Fr Billy Swan
Dear friends. One of the most delightful places to be at this time of year is the arrivals hall at Dublin airport. For ten years when I lived abroad, it was great to come home for Christmas and a joy to come around the corner with your bags and see your family and friends waiting to welcome you home. If ever you have been on the other side, waiting for loved ones to arrive, you can feel the buzz and the excitement as you wait and as you watch the joy on peoples faces with hugs and laughter as people are reunited once again.
The Gospel on this fourth Sunday of Advent also features a joyful reunion between two women who are cousins, friends with both being pregnant. This episode is included in the Joyful mysteries of the rosary for we can sense the joy of both women who are united again, and who rejoice in how God has blessed them. For both Mary and Elizabeth, their joy has a source. It is not just a good feeling but a deeper joy that flows from Christ being near.
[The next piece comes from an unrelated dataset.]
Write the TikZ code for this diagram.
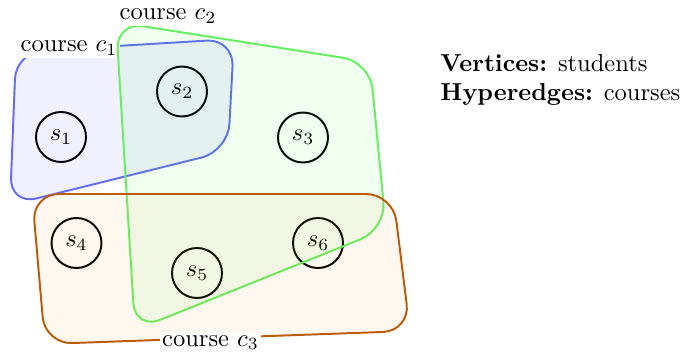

This is why the unborn John the Baptist leaps for joy in his mother’s womb when he hears Mary’s greeting and senses the closeness of the Lord.
In the Christmas story, this theme of the joy that comes from being close to God reappears again in Mary’s Magnificat when her spirit rejoices in God her Saviour and when the angels bring the shepherds news of great joy that a Saviour has been born nearby, a joy to be shared with the whole world.
As we prepare to welcome visitors this Christmas and be welcomed ourselves into the homes of others, let this important message be in our hearts and minds. Happy reunions at airports, train and bus stations are good. But what brings joy is being close to God as we see from the Gospel. For without that inner peace that flows from Christ being at the centre, good moods are vulnerable to old tensions rising again and patience being tested as we spend more time together. What we long for is not so much happiness but joy that flows from being known by God, loved by God, saved by God and being in a trusting and loving relationship with Him.
Here at the Eucharist this evening/this morning, we have the opportunity to be close to God in a wonderful way and to let him draw close to us as we welcome him into our souls, bodies and lives when we receive him in Holy Communion. Because when we receive the Eucharist, the Lord is not just near us but within us. And it is there that he wishes to be – at the centre of everything, the axis around which everything else turns and finds harmony, the source of our joy and the peace that unites us together this Christmas.
One prayer from the Mass sums all this up. It comes at the offertory when the priest adds a drop of water to the wine in the chalice and offers the following prayer: ‘By the mystery of this water and wine may we come to share in the divinity of Christ who humbled himself to share in our humanity’. Here is the mystery of Christmas prolonged and made present for all time.
As we prepare to celebrate Christmas this week, may we join with the unborn John the Baptist and share the joy of Christ's presence and closeness.